If there were no professional sports at all and nobody were paid to play the game plenty of people would still play games and there would be teams made up of pretty good players playing part time merely for the fun of it. I wish that were actually the case, but it's not and we see every year some schmuck has one good season, somehow gets several million bucks for his next contract and does jack shit the rest of his sporting career or get injured and remains perpetually injured until his contract expires leaving fans furious.
The thing is, not every citizen of every town with a pro team is a fan. There are always plenty of non-sports fans, but those folks still have to pay one way or another for games they could care less about. My wife is one such person. She doesn't watch sports at all and could care less who wins or loses and yet she still ends up paying a portion in taxes to support a team that provides nothing but entertainment and nothing more.

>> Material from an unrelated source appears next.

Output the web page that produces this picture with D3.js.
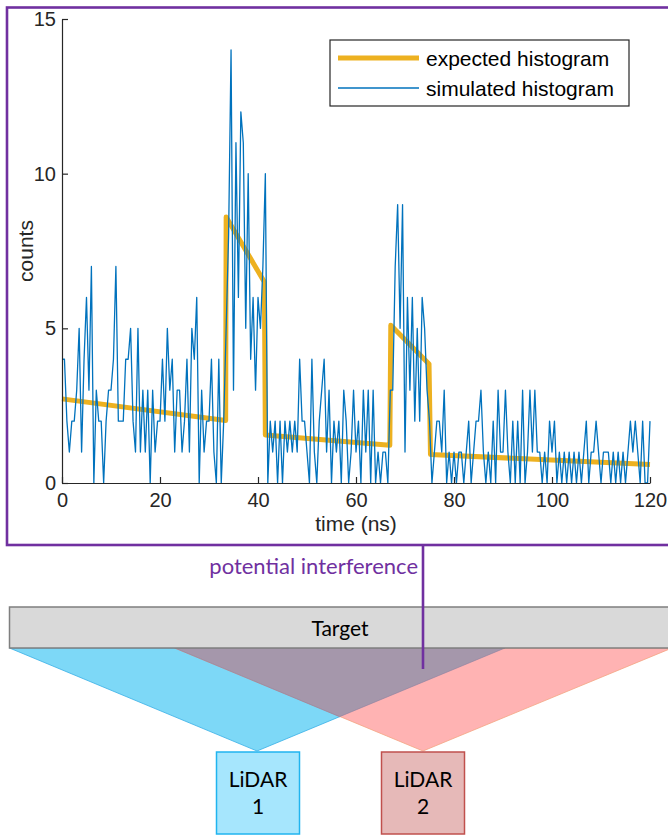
<!DOCTYPE html>
<html>
<head>
<meta charset="utf-8">
<script src="https://cdn.jsdelivr.net/npm/d3@7"></script>
<style>
  body { margin: 0; background: #fff; }
  svg { display: block; }
</style>
</head>
<body>
<div class="diagram-canvas"></div>
<script>
// simulated histogram, 0.5 ns bins from 0 to 120 ns
let binWidth = 0.5;
let simCounts = [
  4, 4, 2, 1, 2, 2, 3, 5, 1, 4,
  6, 3, 7, 0, 3, 2, 2, 0, 2, 3,
  3, 4, 7, 2, 2, 2, 4, 4, 5, 2,
  1, 5, 1, 3, 1, 3, 0, 3, 1, 2,
  2, 4, 2, 5, 3, 4, 1, 3, 3, 1,
  2, 4, 1, 5, 4, 6, 0, 3, 1, 2,
  2, 4, 1, 0, 4, 0, 2, 5, 8, 14,
  3, 11, 6, 12, 11, 5, 10, 4, 6, 3,
  6, 5, 7, 10, 0, 2, 1, 2, 0, 2,
  0, 2, 1, 2, 1, 2, 1, 4, 2, 2,
  1, 0, 4, 1, 0, 2, 3, 4, 1, 3,
  0, 2, 1, 2, 0, 3, 2, 0, 1, 3,
  1, 2, 0, 3, 1, 3, 0, 3, 0, 1,
  0, 1, 1, 0, 3, 3, 7, 9, 5, 9,
  1, 6, 3, 6, 2, 5, 2, 6, 5, 3,
  2, 0, 1, 2, 2, 1, 3, 0, 1, 0,
  1, 0, 1, 1, 0, 1, 2, 0, 1, 2,
  2, 3, 1, 0, 1, 0, 2, 0, 3, 1,
  1, 3, 1, 0, 2, 0, 2, 0, 3, 0,
  1, 3, 1, 3, 1, 1, 0, 1, 0, 2,
  1, 2, 0, 1, 0, 1, 0, 1, 0, 1,
  0, 1, 0, 1, 2, 0, 1, 1, 2, 1,
  0, 1, 1, 1, 0, 1, 0, 1, 0, 1,
  0, 1, 2, 1, 2, 1, 0, 2, 0, 0,
  2
];

// expected histogram (piecewise)
let expTime = [0, 33.4, 33.5, 41.3, 41.5, 66.9, 67.1, 74.9, 75.2, 120];
let expCount = [2.72, 2.02, 8.6, 6.5, 1.55, 1.22, 5.1, 3.85, 0.92, 0.6];

let xTicks = [0, 20, 40, 60, 80, 100, 120];
let yTicks = [0, 5, 10, 15];
let legendLabels = ["expected histogram", "simulated histogram"];

let width = 668,
  height = 835;

let purple = "#7030a0",
  yellow = "#edb120",
  blue = "#0072bd",
  axisColor = "#262626",
  plotFont = "'Liberation Sans', Arial, Helvetica, sans-serif",
  diagFont = "Lato, 'Open Sans', sans-serif";

let svg = d3
  .select(".diagram-canvas")
  .append("svg")
  .attr("width", width)
  .attr("height", height);

svg.append("rect").attr("width", width).attr("height", height).attr("fill", "#fff");

// frame around the histogram plot
svg
  .append("rect")
  .attr("x", 7)
  .attr("y", 7.5)
  .attr("width", 680)
  .attr("height", 537.5)
  .attr("fill", "none")
  .attr("stroke", purple)
  .attr("stroke-width", 2.6);

let xScale = d3.scaleLinear().domain([0, 120]).range([62, 650]);
let yScale = d3.scaleLinear().domain([0, 15]).range([483, 19]);

let xAxis = d3
  .axisBottom(xScale)
  .tickValues(xTicks)
  .tickSizeInner(-6)
  .tickSizeOuter(0)
  .tickPadding(10)
  .tickFormat(d3.format("d"));

let yAxis = d3
  .axisLeft(yScale)
  .tickValues(yTicks)
  .tickSizeInner(-6)
  .tickSizeOuter(0)
  .tickPadding(6)
  .tickFormat(d3.format("d"));

// expected histogram first, simulated on top
let simData = simCounts.map((c, i) => ({ t: i * binWidth, c: c }));
let expData = expTime.map((t, i) => ({ t: t, c: expCount[i] }));

let line = d3
  .line()
  .x((d) => xScale(d.t))
  .y((d) => yScale(d.c));

svg
  .append("path")
  .datum(expData)
  .attr("d", line)
  .attr("fill", "none")
  .attr("stroke", yellow)
  .attr("stroke-width", 5)
  .attr("stroke-linejoin", "round");

svg
  .append("path")
  .datum(simData)
  .attr("d", line)
  .attr("fill", "none")
  .attr("stroke", blue)
  .attr("stroke-width", 1.3)
  .attr("stroke-linejoin", "round");

let gx = svg
  .append("g")
  .attr("transform", "translate(0," + yScale(0) + ")")
  .call(xAxis);
let gy = svg
  .append("g")
  .attr("transform", "translate(" + xScale(0) + ",0)")
  .call(yAxis);

[gx, gy].forEach((g) => {
  g.select(".domain").attr("stroke", axisColor).attr("stroke-width", 1.2);
  g.selectAll(".tick line").attr("stroke", axisColor).attr("stroke-width", 1.2);
  g.selectAll(".tick text")
    .attr("fill", axisColor)
    .style("font-family", plotFont)
    .style("font-size", "20px");
});

svg
  .append("text")
  .attr("x", 356)
  .attr("y", 531)
  .attr("text-anchor", "middle")
  .attr("fill", axisColor)
  .style("font-family", plotFont)
  .style("font-size", "21px")
  .text("time (ns)");

svg
  .append("text")
  .attr("transform", "translate(33,251) rotate(-90)")
  .attr("text-anchor", "middle")
  .attr("fill", axisColor)
  .style("font-family", plotFont)
  .style("font-size", "21px")
  .text("counts");

// legend
let legend = svg.append("g").attr("id", "legend");
legend
  .append("rect")
  .attr("x", 330)
  .attr("y", 40)
  .attr("width", 299)
  .attr("height", 66)
  .attr("fill", "#fff")
  .attr("stroke", axisColor)
  .attr("stroke-width", 1.2);

let legendColors = [yellow, blue],
  legendWidths = [5, 1.3];

legend
  .selectAll("line")
  .data(legendLabels)
  .enter()
  .append("line")
  .attr("x1", 338)
  .attr("x2", 419)
  .attr("y1", (d, i) => 58 + i * 30)
  .attr("y2", (d, i) => 58 + i * 30)
  .attr("stroke", (d, i) => legendColors[i])
  .attr("stroke-width", (d, i) => legendWidths[i]);

legend
  .selectAll("text")
  .data(legendLabels)
  .enter()
  .append("text")
  .attr("x", 426)
  .attr("y", (d, i) => 66 + i * 29.5)
  .attr("fill", "#000")
  .style("font-family", plotFont)
  .style("font-size", "21px")
  .text((d) => d);

// bottom sketch: target and two LiDAR fields of view
let targetTop = 607,
  targetBottom = 648,
  apexY = 751;

svg
  .append("polygon")
  .attr("points", [[9.5, targetBottom], [505, targetBottom], [257, apexY]].join(" "))
  .attr("fill", "#7dd8f7")
  .attr("stroke", "#36aee6")
  .attr("stroke-width", 0.8);

svg
  .append("polygon")
  .attr("points", [[174.7, targetBottom], [672, targetBottom], [423, apexY]].join(" "))
  .attr("fill", "#ffb3b3")
  .attr("stroke", "#f4a582")
  .attr("stroke-width", 0.8);

svg
  .append("polygon")
  .attr("points", [[174.7, targetBottom], [505, targetBottom], [339.6, 716.7]].join(" "))
  .attr("fill", "#a597ab")
  .attr("stroke", "#8a7fa0")
  .attr("stroke-width", 0.6);

svg
  .append("rect")
  .attr("x", 9.5)
  .attr("y", targetTop)
  .attr("width", 680)
  .attr("height", targetBottom - targetTop)
  .attr("fill", "#d9d9d9")
  .attr("stroke", "#7f7f7f")
  .attr("stroke-width", 1.5);

svg
  .append("text")
  .attr("x", 340)
  .attr("y", 636)
  .attr("text-anchor", "middle")
  .attr("fill", "#000")
  .style("font-family", diagFont)
  .style("font-size", "21px")
  .text("Target");

svg
  .append("line")
  .attr("x1", 423)
  .attr("x2", 423)
  .attr("y1", 545)
  .attr("y2", 669)
  .attr("stroke", purple)
  .attr("stroke-width", 2.6);

svg
  .append("text")
  .attr("x", 418)
  .attr("y", 574)
  .attr("text-anchor", "end")
  .attr("fill", purple)
  .style("font-family", diagFont)
  .style("font-size", "22px")
  .text("potential interference");

let lidars = [
  { label: "1", x: 216.5, fill: "#a6e6fd", stroke: "#20b4ef" },
  { label: "2", x: 381.5, fill: "#e6b9b8", stroke: "#c0504d" },
];

let lidar = svg
  .selectAll(".lidar")
  .data(lidars)
  .enter()
  .append("g")
  .attr("class", "lidar");

lidar
  .append("rect")
  .attr("x", (d) => d.x)
  .attr("y", 752)
  .attr("width", 83)
  .attr("height", 82)
  .attr("fill", (d) => d.fill)
  .attr("stroke", (d) => d.stroke)
  .attr("stroke-width", 1.5);

lidar
  .append("text")
  .attr("x", (d) => d.x + 41.5)
  .attr("y", 787)
  .attr("text-anchor", "middle")
  .style("font-family", diagFont)
  .style("font-size", "21px")
  .text("LiDAR");

lidar
  .append("text")
  .attr("x", (d) => d.x + 41.5)
  .attr("y", 814)
  .attr("text-anchor", "middle")
  .style("font-family", diagFont)
  .style("font-size", "21px")
  .text((d) => d.label);
</script>
</body>
</html>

Imagine if, for example you were taxed heavily so towns miles and miles away could watch reruns of the Brady Bunch or Gilligan's Island or whatever. That's kind of what goes on with professional sports, not exactly, but you get the gist. It gets even more strange when you consider that players were paid almost nothing while the team owners got almost all the money and zero fans showed up to watch the owners do anything. The players got smart and demanded to get their share, good for them, but it's still obscene when you consider the worst players on most teams still paid far more money than non-athletes make in a year. In the NFL just practice squad players. From Draftkings, "Practice squad players make $9,200 per week or $165,600 for 18 weeks. Veteran players with over two years of experience will make $14,000 per week or $252,000 for 18 weeks." How many of you get paid $165k in 4 1/2 months? or $252K?  You can argue all day they're super talented, but other than football, baseball or whatever they offer little to nothing to society as a whole other than carbon dioxide when they breath out..
I don't begrudge anyone from getting it. Hell, I'd take that kind of money if I didn't have to go in front of a stadium of screaming fans
Anyway, enough of my silly rant. I'm not changing the rules with it and nobody has ever come up with a reasonable counter argument to convince me otherwise.
Bottom line for me, now that Castillanos is no longer a Reds player and chasing the almighty dollar I hope he has the worst season anyone ever had for the rest of his new contract wherever it may be unless it's with the Reds. If a player is gonna get paid a gazillion bucks he should at least stay with the same team for awhile..
In the immortal words of my old man, "Wait'll you get to be my age!"

Chicago sounds rough to the maker of verse, but the one comfort we have is Cincinnati sounds worse. ~Oliver Wendal Holmes Sr.